In his speech at the rally, ECI Director for UN affairs, Dr. Gregory Lafitte (picture) asked why it is only Israel that is being singled out by the UN Human Rights Council.
’We have for many years witnessed a new form of anti-Semitism, clothed in the fashionable politics of demonising Israel. It is now high time for us who disagree to stand up and be counted.’
Lafitte went on to say that the Jewish community and the State of Israel have the support of a broad Christian community in Europe who wants to learn from their history and speak up in time.
Lafitte was joined by CEO of the World Jewish Congress, Robert Singer, who asked the UN to overcome its obsession with Israel and to focus on real human rights violations in the world. He went on to say that Gaza is still an occupied territory, but the occupier is not Israel but Hamas.
Also speaking at the rally were residents of Israeli kibbutzes in close proximity to the Gaza strip. Ofir Libstein, a resident of Kibbutz Kfar Azza, which is one kilometer away from the Gaza Strip, shared how her four little sons were born into a 15-second reality ? the time between a rocket alert and an explosion. She explained the traumatising effect for children living under such circumstances. Her 11 year- old boy still cannot sleep alone as every alert and every explosion makes him re-live the attacks of last summer.
The rally brought together some 80 NG0s in support of Israel and in their demand for a more balanced approach by the UN Human Rights Council. Other speakers included Israel’s ambassador to Switzerland, Yigal Caspi and Italian journalist, Giuliano Ferrera.

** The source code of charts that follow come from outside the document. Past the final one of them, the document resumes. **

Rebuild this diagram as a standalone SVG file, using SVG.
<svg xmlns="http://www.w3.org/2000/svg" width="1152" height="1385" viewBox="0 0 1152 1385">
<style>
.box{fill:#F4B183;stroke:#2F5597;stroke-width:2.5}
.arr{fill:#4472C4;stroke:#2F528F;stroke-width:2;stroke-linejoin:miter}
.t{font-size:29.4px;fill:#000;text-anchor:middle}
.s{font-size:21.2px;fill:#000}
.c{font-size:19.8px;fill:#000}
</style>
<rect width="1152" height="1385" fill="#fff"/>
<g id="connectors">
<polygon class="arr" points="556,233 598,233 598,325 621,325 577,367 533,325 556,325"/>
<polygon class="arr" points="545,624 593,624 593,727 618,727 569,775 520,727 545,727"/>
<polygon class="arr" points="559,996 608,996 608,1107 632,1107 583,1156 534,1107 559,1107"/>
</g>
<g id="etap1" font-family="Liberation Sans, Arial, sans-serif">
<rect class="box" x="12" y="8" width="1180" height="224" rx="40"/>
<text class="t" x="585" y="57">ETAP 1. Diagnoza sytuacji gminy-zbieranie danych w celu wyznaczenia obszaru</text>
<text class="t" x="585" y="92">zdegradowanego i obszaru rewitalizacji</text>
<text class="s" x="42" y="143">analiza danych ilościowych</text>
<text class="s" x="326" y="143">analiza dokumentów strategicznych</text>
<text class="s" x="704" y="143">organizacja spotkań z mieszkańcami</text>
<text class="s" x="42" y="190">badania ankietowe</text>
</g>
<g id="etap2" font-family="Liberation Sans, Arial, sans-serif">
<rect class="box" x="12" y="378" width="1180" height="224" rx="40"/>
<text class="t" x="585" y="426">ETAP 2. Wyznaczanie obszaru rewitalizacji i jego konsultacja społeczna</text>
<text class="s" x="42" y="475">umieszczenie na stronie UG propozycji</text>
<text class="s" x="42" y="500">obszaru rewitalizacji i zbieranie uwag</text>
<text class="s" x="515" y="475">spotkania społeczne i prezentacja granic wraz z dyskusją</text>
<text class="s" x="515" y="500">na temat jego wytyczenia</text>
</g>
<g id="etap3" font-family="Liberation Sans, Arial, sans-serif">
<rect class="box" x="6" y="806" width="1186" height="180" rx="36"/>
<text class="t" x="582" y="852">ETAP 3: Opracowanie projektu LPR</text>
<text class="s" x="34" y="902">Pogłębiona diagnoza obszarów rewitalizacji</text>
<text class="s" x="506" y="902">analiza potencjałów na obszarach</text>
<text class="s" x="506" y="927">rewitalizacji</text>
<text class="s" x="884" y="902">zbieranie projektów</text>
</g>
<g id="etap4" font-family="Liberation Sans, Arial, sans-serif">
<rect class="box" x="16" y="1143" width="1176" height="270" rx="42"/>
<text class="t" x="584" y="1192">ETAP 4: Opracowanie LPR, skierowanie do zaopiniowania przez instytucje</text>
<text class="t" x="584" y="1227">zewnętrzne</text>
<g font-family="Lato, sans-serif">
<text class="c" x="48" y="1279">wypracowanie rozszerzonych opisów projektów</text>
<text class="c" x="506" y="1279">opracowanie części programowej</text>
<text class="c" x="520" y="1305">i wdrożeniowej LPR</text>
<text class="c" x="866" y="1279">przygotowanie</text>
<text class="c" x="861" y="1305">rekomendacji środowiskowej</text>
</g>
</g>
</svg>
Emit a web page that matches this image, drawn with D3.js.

Representing the only Christian organisation on the platform, Gregory Lafitte explained the importance for Christians and Jews together to stand up for the rights of Israel.
He reiterated the vision of the early days of ECI, when in an EU Summit on anti-Semitism in Brussels in 2004, Nobel laureate Elie Wiesel asked why it was only the Jewish communities who were reacting to the rise of anti-Semitism.
’Where are all the others?’, he asked.
Lafitte concluded by answering the plea from Elie Wiesel with these words:
“We, the European Coalition for Israel, along with many other Christian organisations present here today, want to be this coalition of all the others."